Nos anos 70, em vez de partir dos parâmetros apresentados pelos Mutantes, o rock brasileiro partiu para o progressivo com sucesso limitado e estanque. Sem Arnaldo e Rita, até Os Mutantes foram na onda progressiva. Rita Lee teve um sucesso mais constante nesta década, com pouco destaque para outras formações, como O Terço. E ainda Raul Seixas, em uma sequência inicial de grandes discos e menos inspirado mais pro final da década e Alceu Valença, que apesar de não se rotular de rock, fez uma inteligente mistura de rock e a música tradicional do Nordeste ao lado de seu guitarrista e produtor Paulo Rafael.

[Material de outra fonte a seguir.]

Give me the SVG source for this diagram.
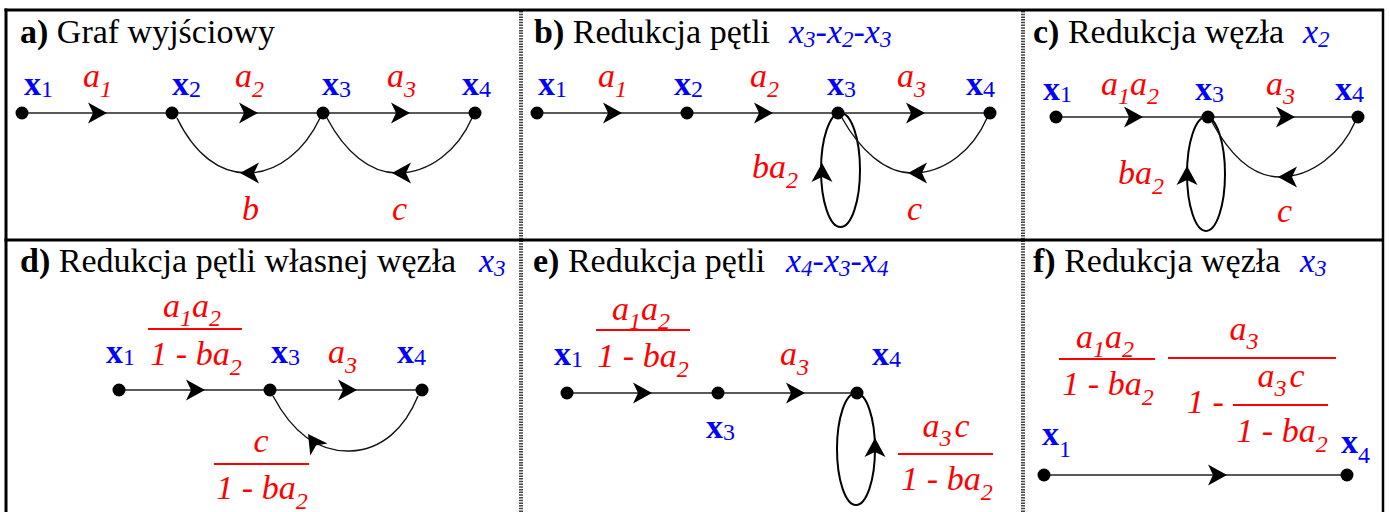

Depois da brilhante geração dos anos 80, o rock brasileiro viu algumas boas formações emergirem dos anos 90, caracterizadas pela fusão de formas tradicionais com rock. O Skank trouxe os ritmos mineiros, como o Calango, os Raimundos o xaxado nordestino e ainda o Mangue Beat, a cultura dos maracatus, com Chico Science e a Nação Zumbi e o Mundo Livre S.A. Nos anos 00 houve uma regressão no rock que chegou ao mainstream. As preferências da juventude se dividiram entre a música rasteira de sertanejos e grupos de samba placebo e, no rock, de bandas sem substância, como o Restart.
A Jovem Guarda introduziu a linguagem do rock no Brasil, um movimento nascido na zona Norte do Rio de Janeiro, a parte mais pobre, que atendeu aos anseios de jovens que não viam atrativos na bossa nova, nascida na Zona Sul do Rio, a parte mais rica. As décadas seguintes trataram de conciliar os dois movimentos. O rock achou um jeito brasileiro de ser e a chamada MPB trocou seu instrumental caracterÌsticop de piano, baixo, bateria e sopros pelo instrumental do rock que inclui o piano junto com os sintetizadores, o baixo foi plugado e entrou a guitarra.
E todos viveram felizes para sempre, quer dizer, nem tanto, mas deixa pra lá.